(Rows from a dataset of charts and code)
— begin —
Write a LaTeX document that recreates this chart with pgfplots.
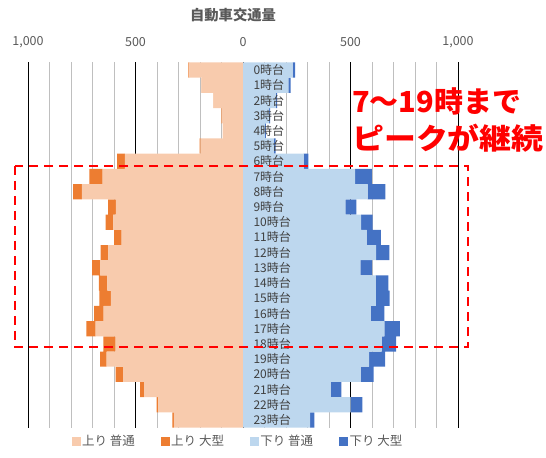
\documentclass[border=0pt]{standalone}
\usepackage{pgfplots}
\pgfplotsset{compat=1.18}
\usepackage{pgfplotstable}
\usepackage{fontspec}
\setmainfont{Noto Sans CJK JP}
\definecolor{upn}{HTML}{F8CBAD}
\definecolor{upl}{HTML}{ED7D31}
\definecolor{dnn}{HTML}{BDD7EE}
\definecolor{dnl}{HTML}{4472C4}
\definecolor{txt}{HTML}{595959}
\definecolor{lab}{HTML}{404040}
\definecolor{gridc}{HTML}{BFBFBF}
\pgfplotstableread{
h un ul dn dl
0 250 4 231 12
1 190 3 211 11
2 135 2 153 6
3 100 2 122 4
4 92 2 102 4
5 197 5 144 8
6 549 36 282 22
7 653 62 521 78
8 750 40 580 82
9 591 36 476 51
10 603 36 549 54
11 564 36 575 66
12 626 36 619 62
13 665 37 546 54
14 631 39 617 59
15 615 53 618 64
16 648 45 594 64
17 685 43 657 73
18 592 57 645 67
19 634 31 587 74
20 557 35 547 60
21 460 19 408 50
22 394 8 501 54
23 321 8 312 20
}\traffic
\begin{document}
\begin{tikzpicture}
\path[use as bounding box] (0bp,0bp) rectangle (546bp,458bp);
\pgfplotsset{
  common/.style={
    at={(28bp,30.4bp)}, anchor=south west,
    scale only axis, width=430bp, height=365.2bp,
    xmin=-1000, xmax=1000, ymin=-0.5, ymax=23.5, y dir=reverse,
    xbar stacked, bar width=1,
    axis line style={draw=none},
    major tick length=0, minor tick length=0,
    /pgf/number format/assume math mode=true,
  }
}
\begin{axis}[common,
  xtick={-500,0,500},
  xticklabels={500,0,500},
  minor xtick={-900,-800,-700,-600,-400,-300,-200,-100,100,200,300,400,600,700,800,900},
  xticklabel pos=upper,
  xticklabel style={anchor=center, yshift=20.4bp, font=\fontsize{12.5bp}{14bp}\selectfont, text=txt},
  xmajorgrids, xminorgrids,
  major grid style={draw=black, line width=0.8bp},
  minor grid style={draw=gridc, line width=0.9bp},
  extra x ticks={-1000,1000},
  extra x tick labels={1{,}000,1{,}000},
  extra x tick style={grid style={draw=gray, line width=1.6bp}},
  ytick=\empty,
]
\addplot[fill=upn, draw=none] table[x expr=-\thisrow{un}, y=h]{\traffic};
\addplot[fill=upl, draw=none] table[x expr=-\thisrow{ul}, y=h]{\traffic};
\end{axis}
\begin{axis}[common,
  axis on top,
  xtick=\empty,
  ytick={0,...,23},
  yticklabels={0時台,1時台,2時台,3時台,4時台,5時台,6時台,7時台,8時台,9時台,10時台,11時台,12時台,13時台,14時台,15時台,16時台,17時台,18時台,19時台,20時台,21時台,22時台,23時台},
  yticklabel style={anchor=west, xshift=222bp, font=\fontsize{12bp}{13bp}\selectfont, text=lab},
  legend columns=4,
  legend style={at={(0.5,0)}, anchor=north, xshift=-5bp, yshift=-3bp, draw=none, fill=none,
    font=\fontsize{12.5bp}{14bp}\selectfont, text=txt,
    /tikz/every even column/.append style={column sep=24bp}},
]
\addplot[fill=dnn, draw=none, forget plot] table[x=dn, y=h]{\traffic};
\addplot[fill=dnl, draw=none, forget plot] table[x=dl, y=h]{\traffic};
\addlegendimage{legend image code/.code={\fill[upn] (0bp,-4bp) rectangle (8bp,4bp);}}
\addlegendentry{上り 普通}
\addlegendimage{legend image code/.code={\fill[upl] (0bp,-4bp) rectangle (8bp,4bp);}}
\addlegendentry{上り 大型}
\addlegendimage{legend image code/.code={\fill[dnn] (0bp,-4bp) rectangle (8bp,4bp);}}
\addlegendentry{下り 普通}
\addlegendimage{legend image code/.code={\fill[dnl] (0bp,-4bp) rectangle (8bp,4bp);}}
\addlegendentry{下り 大型}
\end{axis}
\node[text=txt, font=\fontsize{14.3bp}{16bp}\selectfont\bfseries] at (233bp,443bp) {自動車交通量};
\draw[red, line width=2.8bp, dash pattern=on 9bp off 6bp] (15bp,292bp) rectangle (468bp,111bp);
\node[anchor=west, inner sep=0pt, text=red, font=\fontsize{29bp}{32bp}\selectfont\bfseries] at (352bp,357bp) {7～19時まで};
\node[anchor=west, inner sep=0pt, text=red, font=\fontsize{29bp}{32bp}\selectfont\bfseries, xscale=1.1, transform shape] at (352bp,320bp) {ピークが継続};
\end{tikzpicture}
\end{document}
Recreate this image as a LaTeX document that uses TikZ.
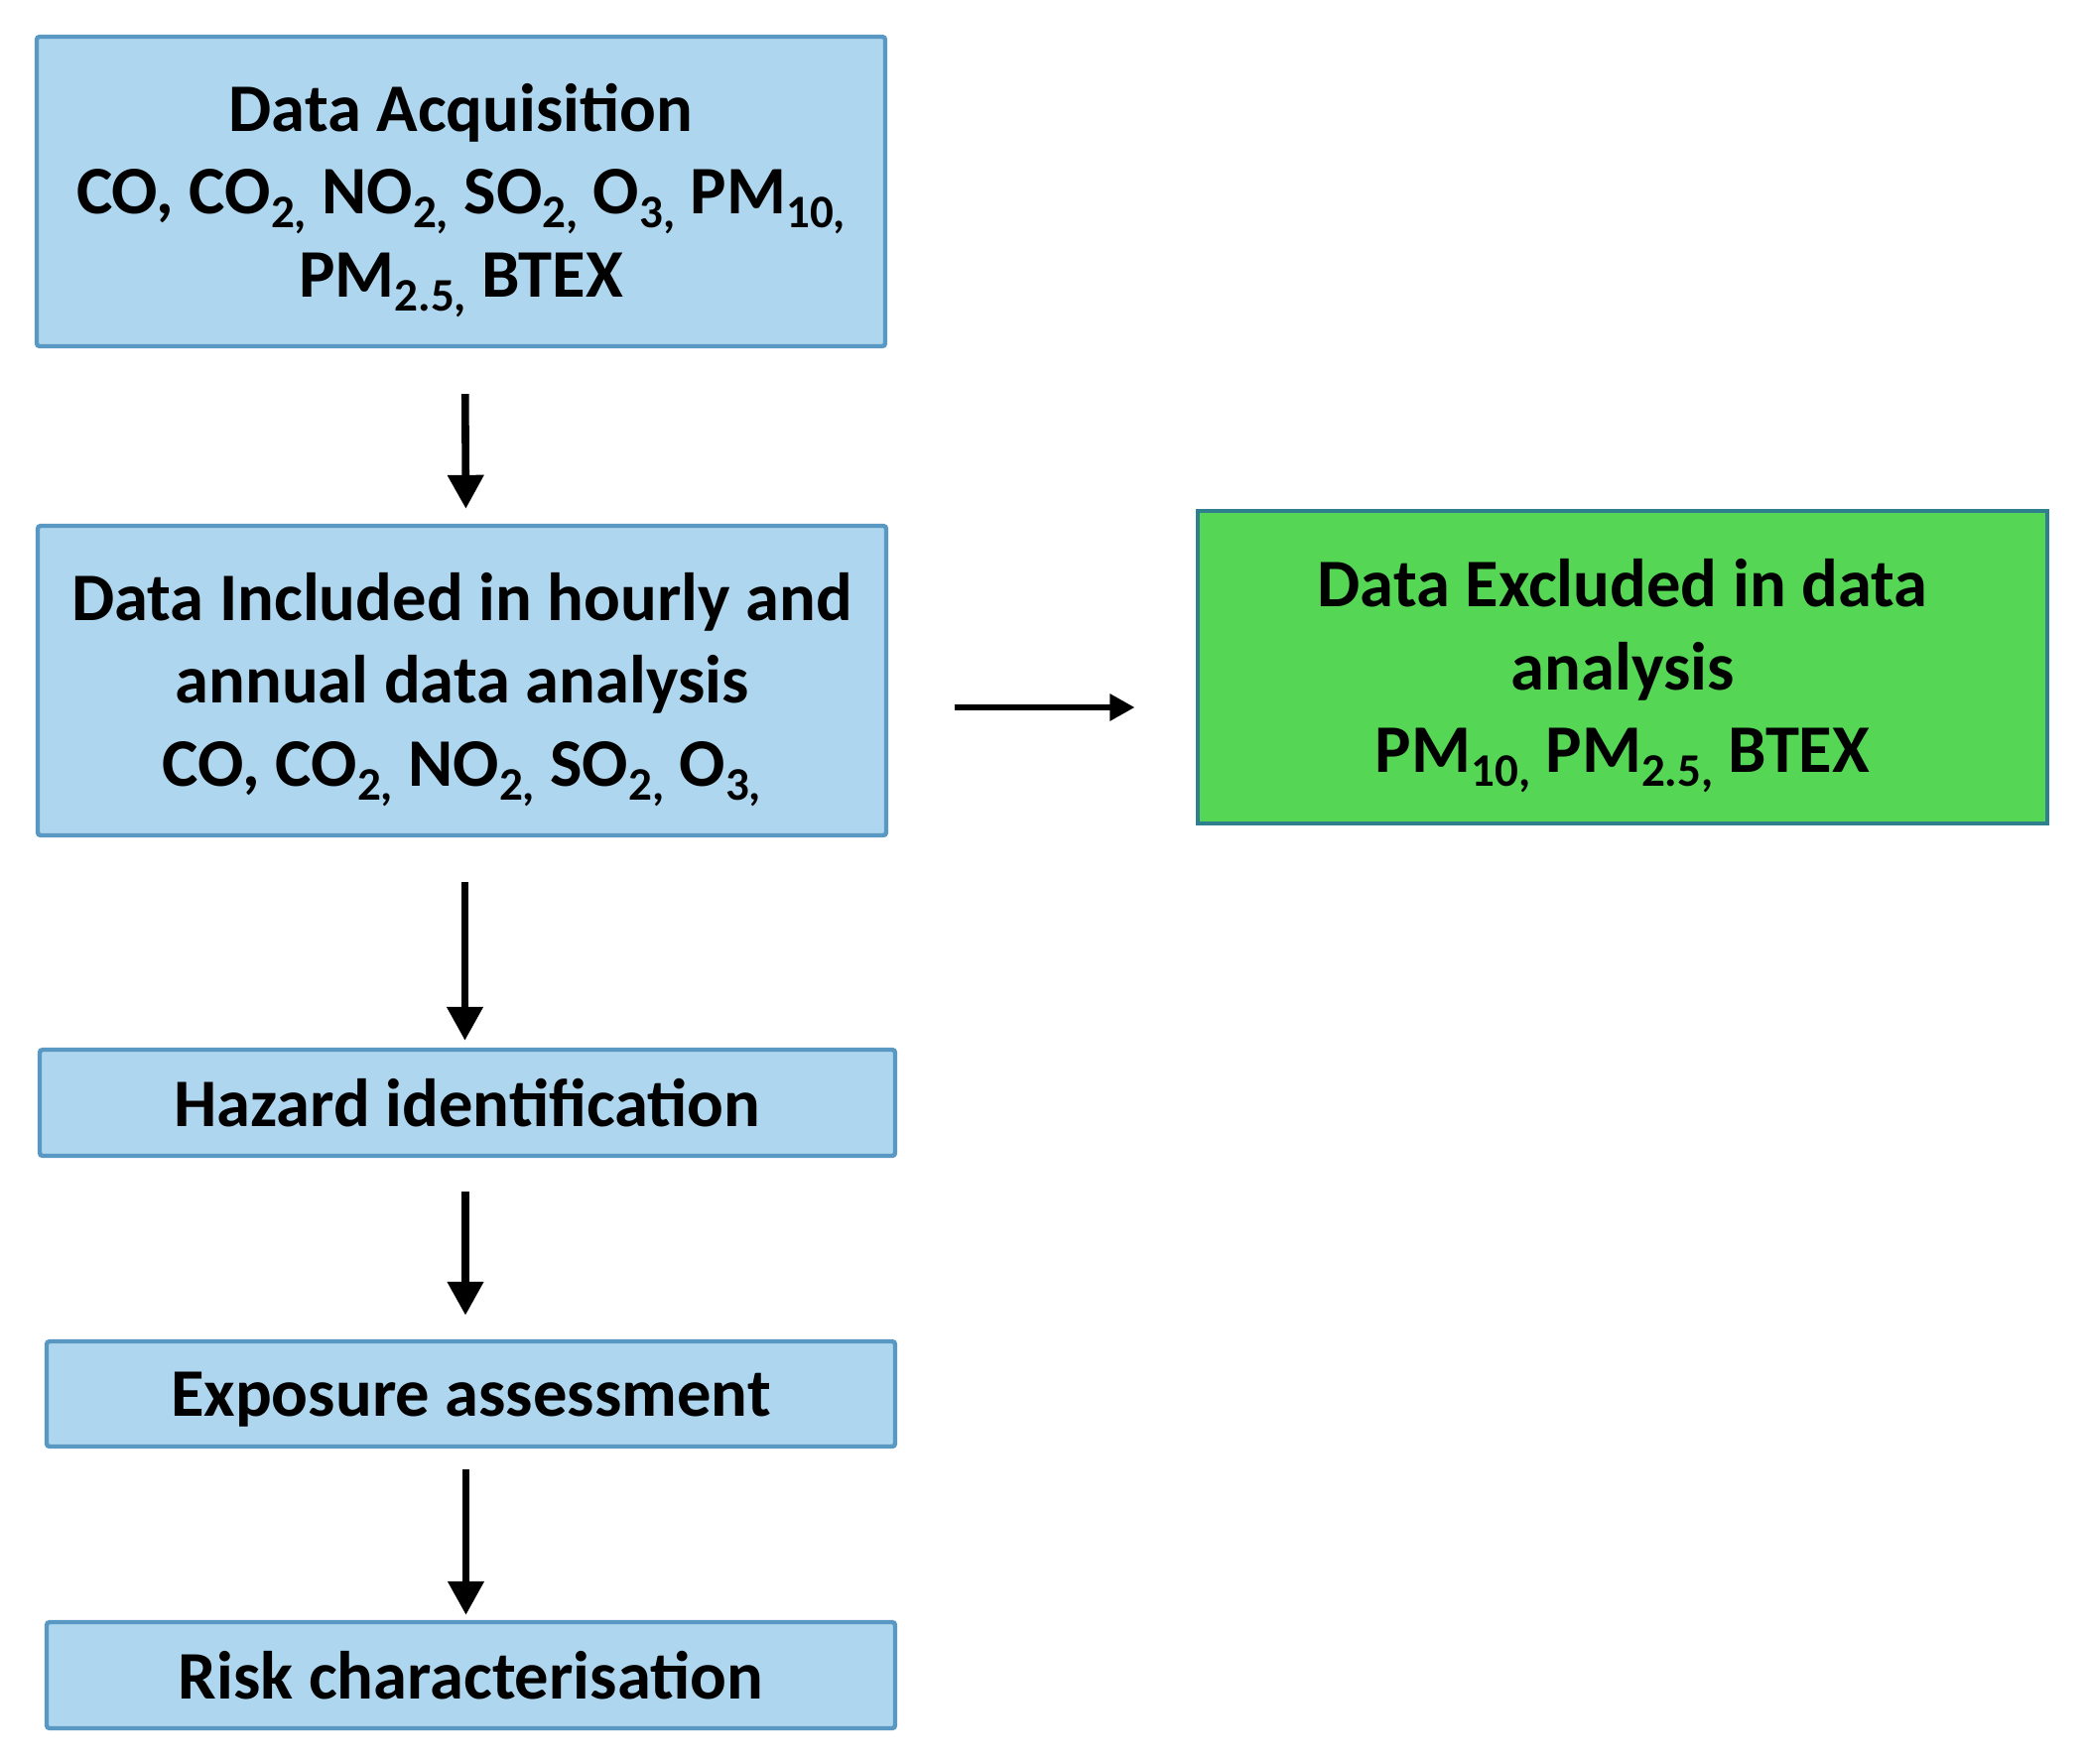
\documentclass[tikz,border=0pt]{standalone}
\usepackage{fontspec}
\setmainfont{Carlito}
\usetikzlibrary{arrows.meta}
\definecolor{boxfill}{HTML}{AED6EE}
\definecolor{boxline}{HTML}{5A98C4}
\definecolor{gfill}{HTML}{55D655}
\definecolor{gline}{HTML}{2F7F8F}
\newcommand{\sbs}[1]{\raisebox{-7pt}{\fontsize{23.5}{23.5}\selectfont #1}}
\newcommand{\topstrut}{\rule{0pt}{33pt}}
\begin{document}
\begin{tikzpicture}[x=0.5pt, y=-0.5pt,
  font=\fontsize{34.3}{41.7}\selectfont\bfseries,
  bluebox/.style={draw=boxline, fill=boxfill, line width=2.2pt, rounded corners=1.5pt, inner sep=0pt, align=center},
  onebox/.style={bluebox, text depth=0pt},
  greenbox/.style={draw=gline, fill=gfill, line width=1.6pt, inner sep=0pt, align=center},
  varrow/.style={line width=3.8pt, -{Triangle[width=17.5pt,length=17pt]}},
  harrow/.style={line width=3pt, -{Triangle[width=13pt,length=12.5pt]}}]
\useasboundingbox (0,0) rectangle (2102,1777);
\node[bluebox, minimum width=427.5pt, minimum height=156pt] (acq) at (464.5,193)
  {\topstrut Data Acquisition\\CO, CO\sbs{2,} NO\sbs{2,} SO\sbs{2,} O\sbs{3,} PM\sbs{10,}\\PM\sbs{2.5,} BTEX};
\node[bluebox, minimum width=427.5pt, minimum height=156pt] (inc) at (465.5,686)
  {\topstrut Data Included in hourly and\\annual data analysis\\CO, CO\sbs{2,} NO\sbs{2,} SO\sbs{2,} O\sbs{3,}};
\node[greenbox, minimum width=428pt, minimum height=157.5pt] (exc) at (1635,672.5)
  {\topstrut Data Excluded in data\\analysis\\PM\sbs{10,} PM\sbs{2.5,} BTEX};
\node[onebox, minimum width=431pt, minimum height=53.5pt] (haz) at (471,1111.5) {Hazard identification};
\node[onebox, minimum width=427.5pt, minimum height=53pt] (exp) at (474.5,1405) {Exposure assessment};
\node[onebox, minimum width=427.5pt, minimum height=53.5pt] (risk) at (474.5,1688.5) {Risk characterisation};
\coordinate (hy) at (0,713);
\draw[varrow, shorten <=23pt, shorten >=7.5pt] ([xshift=2pt]acq.south) -- ([xshift=2pt]inc.north);
\draw[varrow, shorten <=22.5pt, shorten >=3.5pt] ([xshift=1.5pt]inc.south) -- ([xshift=1.5pt]inc.south |- haz.north);
\draw[varrow, shorten <=17pt, shorten >=12pt] ([xshift=-1pt]haz.south) -- ([xshift=-1pt]haz.south |- exp.north);
\draw[varrow, shorten <=10.5pt, shorten >=2.5pt] ([xshift=-2.5pt]exp.south) -- ([xshift=-2.5pt]risk.north);
\draw[harrow, shorten <=33.5pt, shorten >=31pt] (inc.east |- hy) -- (exc.west |- hy);
\end{tikzpicture}
\end{document}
— end —
**Problem requirements**
Among these entries, how many lines include the string "image"? Reply with the number by itself.

**Complete output**
5